Why Kenya can never go the Russia way

Stakeholders in the sports industry raise awareness on doping, in Iten, Elgeyo-Marakwet County, on November 9, 2018.

On January 14, The Times, a UK-based newspaper, ran an interesting opinion piece by Rick Broadbent titled “Is it time for disgraced Kenya to follow Russia in exile?”

It said how Kenyan athletes continue being cited for anti-doping rule violations (ADRVs), the most recent case being the provisional suspension of former world marathon record holder Wilson Kipsang.

Indeed, the growing numbers of Kenyan elite runners being flagged for anti-doping transgressions should sound a warning bell to sports administrators.

However, the country cannot get to the Russian level because of various glaring reasons.

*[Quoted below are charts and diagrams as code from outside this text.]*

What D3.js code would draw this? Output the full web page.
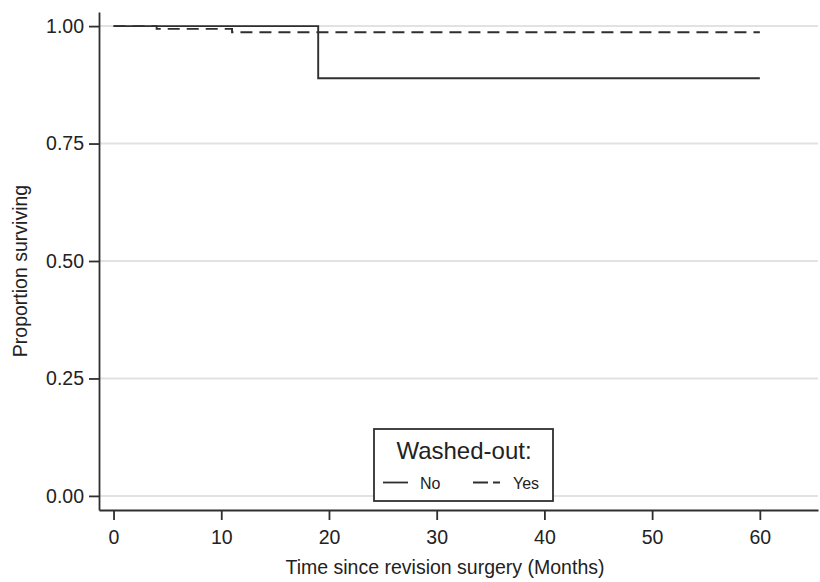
<!DOCTYPE html>
<html><head><meta charset="utf-8">
<script src="https://cdn.jsdelivr.net/npm/d3@7"></script>
<style>body{margin:0;background:#fff}svg{display:block;font-family:"Liberation Sans",Arial,sans-serif}</style>
</head><body><svg id="c" width="820" height="582"></svg>
<script>
// Kaplan-Meier step data
const noTimes = [0, 19, 60];
const noSurv = [1.0, 0.889, 0.889];
const yesTimes = [0, 4, 11, 60];
const yesSurv = [1.0, 0.994, 0.987, 0.987];
const xTicks = [0, 10, 20, 30, 40, 50, 60];
const yTicks = [0, 0.25, 0.5, 0.75, 1.0];
const legendLabels = ["No", "Yes"];

const svg = d3.select("#c");
const x = d3.scaleLinear().domain([-1.35, 65.4]).range([99, 818]);
const y = d3.scaleLinear().domain([-0.03, 1.03]).range([510, 12]);
const ink = "#2f2f2f";

// gridlines
svg.append("g").selectAll("line").data(yTicks).join("line")
  .attr("x1", x.range()[0]).attr("x2", x.range()[1])
  .attr("y1", d => y(d)).attr("y2", d => y(d))
  .attr("stroke", "#e2e2e2").attr("stroke-width", 2);

// axes
const xAxis = svg.append("g").attr("transform", `translate(0,${y.range()[0]})`)
  .call(d3.axisBottom(x).tickValues(xTicks).tickSizeInner(10).tickSizeOuter(0).tickPadding(10).tickFormat(d3.format("d")));
const yAxis = svg.append("g").attr("transform", `translate(${x.range()[0]},0)`)
  .call(d3.axisLeft(y).tickValues(yTicks).tickSizeInner(10).tickSizeOuter(0).tickPadding(5).tickFormat(d3.format(".2f")));
[xAxis, yAxis].forEach(g => {
  g.select(".domain").attr("stroke", ink).attr("stroke-width", 1.8);
  g.selectAll(".tick line").attr("stroke", ink).attr("stroke-width", 1.8);
  g.selectAll(".tick text").attr("fill", "#222").style("font-size", "19.5px");
});

// step lines
function stepData(times, surv){ return times.map((t,i)=>({t, s: surv[i]})); }
const line = d3.line().x(d => x(d.t)).y(d => y(d.s)).curve(d3.curveStepAfter);
svg.append("path").datum(stepData(noTimes, noSurv)).attr("d", line)
  .attr("fill", "none").attr("stroke", ink).attr("stroke-width", 1.9);
svg.append("path").datum(stepData(yesTimes, yesSurv)).attr("d", line)
  .attr("fill", "none").attr("stroke", ink).attr("stroke-width", 1.9)
  .attr("stroke-dasharray", "12,7");

// axis titles
svg.append("text").attr("x", 445).attr("y", 574).attr("text-anchor", "middle")
  .attr("fill", "#222").style("font-size", "19.5px").text("Time since revision surgery (Months)");
svg.append("text").attr("transform", "translate(27,271) rotate(-90)").attr("text-anchor", "middle")
  .attr("fill", "#222").style("font-size", "19.5px").text("Proportion surviving");

// legend
const lg = svg.append("g");
lg.append("rect").attr("x", 374).attr("y", 429).attr("width", 179).attr("height", 72)
  .attr("fill", "#fff").attr("stroke", ink).attr("stroke-width", 1.8);
lg.append("text").attr("x", 464).attr("y", 459).attr("text-anchor", "middle")
  .attr("fill", "#222").style("font-size", "24px").text("Washed-out:");
lg.append("line").attr("x1", 383).attr("x2", 408).attr("y1", 482.5).attr("y2", 482.5)
  .attr("stroke", ink).attr("stroke-width", 1.8);
lg.append("text").attr("x", 420).attr("y", 488.5).attr("fill", "#222").style("font-size", "16px").text(legendLabels[0]);
lg.append("line").attr("x1", 473).attr("x2", 500).attr("y1", 482.5).attr("y2", 482.5)
  .attr("stroke", ink).attr("stroke-width", 1.8).attr("stroke-dasharray", "15,5");
lg.append("text").attr("x", 513).attr("y", 488.5).attr("fill", "#222").style("font-size", "16px").text(legendLabels[1]);
</script></body></html>
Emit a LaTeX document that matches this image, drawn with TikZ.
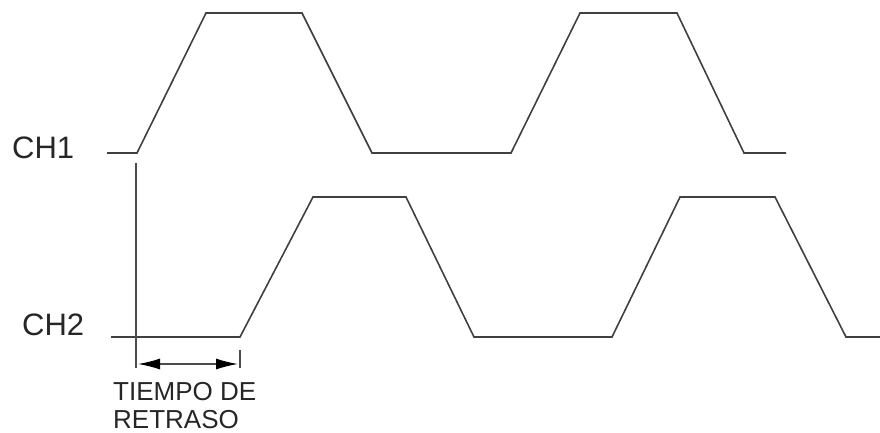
\documentclass[tikz,border=0pt]{standalone}
\usepackage{fontspec}
\setmainfont{Liberation Sans}
\usetikzlibrary{arrows.meta}
\begin{document}
\begin{tikzpicture}[x=1pt,y=-1pt,
  wave/.style={line width=1.6pt,draw=black!75,line join=miter},
  dim/.style={line width=1.4pt,draw=black!70},
  dimarrow/.style={{Latex[length=22pt,width=11pt,fill=black,color=black]}-{Latex[length=22pt,width=11pt,fill=black,color=black]}},
  lbl/.style={inner sep=0pt,anchor=base west,font=\fontsize{31}{31}\selectfont,text=black!85},
  note/.style={inner sep=0pt,anchor=base west,font=\fontsize{26}{28}\selectfont,text=black!85}]
\useasboundingbox (0,0) rectangle (880,432);
% CH1
\draw[wave] (107,153) -- (137,153) -- (206,13) -- (302,13) -- (372,153) -- (511,153)
  -- (580,13) -- (677,13) -- (744,153) -- (786,153);
% CH2
\draw[wave] (111,337) -- (240,337) -- (313,197) -- (406,197) -- (474,337) -- (612,337)
  -- (680,197) -- (775,197) -- (846,337) -- (880,337);
% labels
\node[lbl] (ch1) at (12,158) {CH1};
\node[lbl] (ch2) at (22,335) {CH2};
% delay marker
\coordinate (va) at (136,163);
\coordinate (vb) at (136,368);
\coordinate (ta) at (240,350);
\coordinate (tb) at (240,368);
\coordinate (aa) at (138,364);
\coordinate (ab) at (238,364);
\draw[dim] (va) -- (vb);
\draw[dim] (ta) -- (tb);
\draw[dim,dimarrow] (aa) -- (ab);
\node[note] (t1) at (113,400) {TIEMPO DE};
\node[note] (t2) at (113,428) {RETRASO};
\end{tikzpicture}
\end{document}
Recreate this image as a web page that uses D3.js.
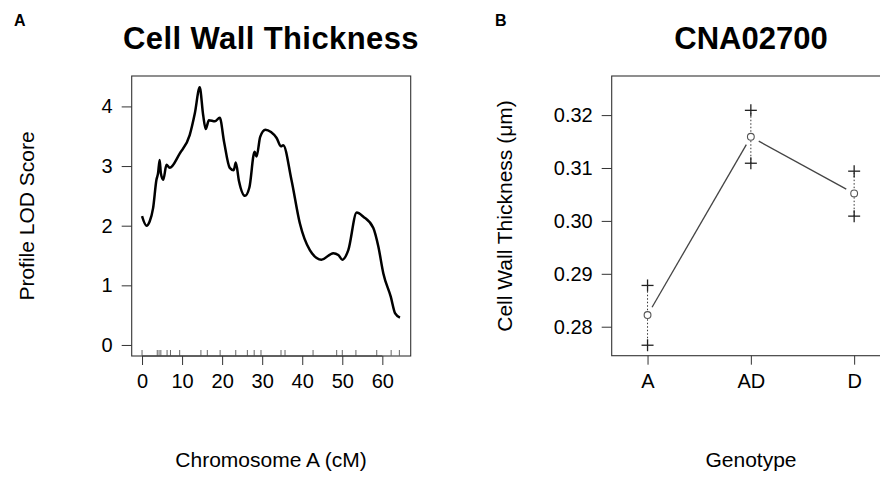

A 2017 study by the World Anti-Doping Agency (Wada) concluded that “doping practices by Kenyan athletes are unsophisticated, uncoordinated and opportunistic”.

This means the country has never tinkered with putting in place an elaborate doping machinery.

Russia’s State-sponsored doping resulted in the stripping of 43 medals from the country’s athletes so far — the largest number ever for any nation.


Investigations by Wada and the International Olympic Committee (IOC) had revealed ‘systematic doping’ allegedly orchestrated by KGB officials posing as anti-doping personnel.

Last year, Wada banned Russia from all major sporting events for four years. For Kenya, anti-doping samples are shipped to Qatar and South Africa for analysis.

This means there are no mediating factors between the times the sample is provided to when it arrives at the laboratory to the time when the results are relayed to the Anti-Doping Agency of Kenya (Adak).

Similarly, Kenyan anti-doping officials are continually trained by some of the world’s leading anti-doping organisations such as the UK anti-Doping (Ukad) and Norwegian body-Anti-Doping Norway (Adno).

Together with other athletics powerhouses such as Ethiopia, Kenya is ranked by the World Athletics among the countries with the highest risk of doping.

But on the flip side, this could be attributed to the fact that Kenya boasts an unrivalled pool of talent in athletics.


Broadbent quotes Brendan Foster, a European champion and bronze medallist in the 1970s, who rightly notes that world record-shattering performances nowadays by hitherto unknown athletes raise more questions than answers.

However, Kenya featured nowhere in the top 10 in a 2016 Wada report ranking athlete nationalities with the highest number of ADRVs.

Ironically, the report placed athletics as the sport with the highest number of ADRVs by athletes.

Unbeknownst to the writer, Kenya has cooperated with the Athletics Integrity Unit (AIU), the global body charged with protecting integrity in athletics, to the extent that there have been two joint anti-doping education sessions between it and Adak for athletes and coaches in Nairobi and Eldoret.

Lastly, Kenya stared at being barred from participating in the 2016 Rio Olympics in Brazil, not because it was doing nothing about doping but it was at risk of missing strict deadlines in establishing a robust anti-doping programme.

MPs were recalled from recess to pass the Anti-Doping Act 2016, which established Adak.